Andre Malraux in Voices of Silence [11] wrote about the way in which objects of the past were stripped of their worlds and resettled chronologically in the land of art (in this case, a so-called universal museum in London). The Parthenon sculptures were conceived and designed and executed as integral parts of the Parthenon temple. They acquired their real conceptual meaning only in their natural and historic environment as a unified whole and, as such, form an indissoluble link with the cultural heritage of Greece. They are the keys to Greece’s heritage.

And yet – as Geoffrey Robertson QC [12] has written – that country’s enjoyment of the monuments is rendered ineffectual, if not severely diminished, by the continued retention of almost half the surviving sculptures in the British Museum. Every country is entitled to possess cultural property which enhances its own identity as well as enable an informed understanding and appreciation for the culture that produced it.

In summary, it is apparent the Athenians Association’s application was dismissed at a preliminary stage of the proceedings and on a clear jurisdictional point arising from the association’s lack of standing in relation to the rights it asserted had been violated under the European Convention. There was no real hearing on the merits and the decision, if anything, reinforces the clarion call for the Greek State to consider instituting legal proceedings against the UK – probably in the International Court of Justice – based on the evolving principles of customary international law in the area of cultural property heritage and cultural identity.
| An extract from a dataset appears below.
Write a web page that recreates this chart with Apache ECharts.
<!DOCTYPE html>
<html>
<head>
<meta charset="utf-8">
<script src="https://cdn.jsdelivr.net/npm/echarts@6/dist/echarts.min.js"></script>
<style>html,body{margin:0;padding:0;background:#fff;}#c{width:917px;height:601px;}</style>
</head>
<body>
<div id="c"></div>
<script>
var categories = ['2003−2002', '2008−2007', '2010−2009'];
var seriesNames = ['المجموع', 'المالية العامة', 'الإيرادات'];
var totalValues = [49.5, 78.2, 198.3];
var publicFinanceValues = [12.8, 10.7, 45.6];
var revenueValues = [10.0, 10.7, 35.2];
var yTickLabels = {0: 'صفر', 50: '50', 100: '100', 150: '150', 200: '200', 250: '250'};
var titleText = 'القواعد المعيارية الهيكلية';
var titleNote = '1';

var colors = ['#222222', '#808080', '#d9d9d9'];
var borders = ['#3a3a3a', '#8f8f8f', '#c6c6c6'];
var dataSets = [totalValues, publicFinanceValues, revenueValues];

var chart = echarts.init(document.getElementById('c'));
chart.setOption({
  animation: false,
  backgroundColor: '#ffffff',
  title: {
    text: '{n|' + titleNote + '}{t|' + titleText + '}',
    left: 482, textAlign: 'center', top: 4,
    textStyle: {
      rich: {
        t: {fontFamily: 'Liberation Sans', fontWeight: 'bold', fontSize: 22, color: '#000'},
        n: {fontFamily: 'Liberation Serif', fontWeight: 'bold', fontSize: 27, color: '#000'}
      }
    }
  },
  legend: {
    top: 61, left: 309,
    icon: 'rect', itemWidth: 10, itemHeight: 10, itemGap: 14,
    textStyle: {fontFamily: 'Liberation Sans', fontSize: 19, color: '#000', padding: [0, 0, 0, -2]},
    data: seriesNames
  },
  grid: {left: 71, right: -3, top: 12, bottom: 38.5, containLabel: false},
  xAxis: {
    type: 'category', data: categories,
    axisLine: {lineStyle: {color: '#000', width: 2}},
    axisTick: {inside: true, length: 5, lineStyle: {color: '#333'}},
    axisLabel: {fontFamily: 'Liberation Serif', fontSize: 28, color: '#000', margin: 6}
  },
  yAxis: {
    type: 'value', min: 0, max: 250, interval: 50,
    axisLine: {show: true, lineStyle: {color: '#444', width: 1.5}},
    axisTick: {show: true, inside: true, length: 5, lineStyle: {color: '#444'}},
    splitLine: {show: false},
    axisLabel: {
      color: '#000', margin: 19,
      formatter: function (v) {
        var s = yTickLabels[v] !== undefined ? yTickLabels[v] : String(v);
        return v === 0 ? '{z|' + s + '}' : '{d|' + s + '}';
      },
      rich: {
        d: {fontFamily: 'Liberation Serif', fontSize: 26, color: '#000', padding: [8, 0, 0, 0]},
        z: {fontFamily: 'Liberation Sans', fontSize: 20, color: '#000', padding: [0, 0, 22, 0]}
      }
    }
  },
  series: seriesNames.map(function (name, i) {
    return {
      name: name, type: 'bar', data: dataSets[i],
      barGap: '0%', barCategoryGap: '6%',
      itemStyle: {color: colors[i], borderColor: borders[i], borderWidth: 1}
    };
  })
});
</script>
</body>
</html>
Given that the Acropolis monuments are also included on the World Heritage List of UNESCO, it can be argued that the Greek State has an obligation, as well as a right, to preserve the integrity of these structures. The Parthenon is emblematic of a country whose meaning is often found in its ruins. As one author has astutely observed, “when we contemplate ruins, we contemplate our future”.

That future lies in the reunification of all the known surviving Parthenon sculptures in Athens.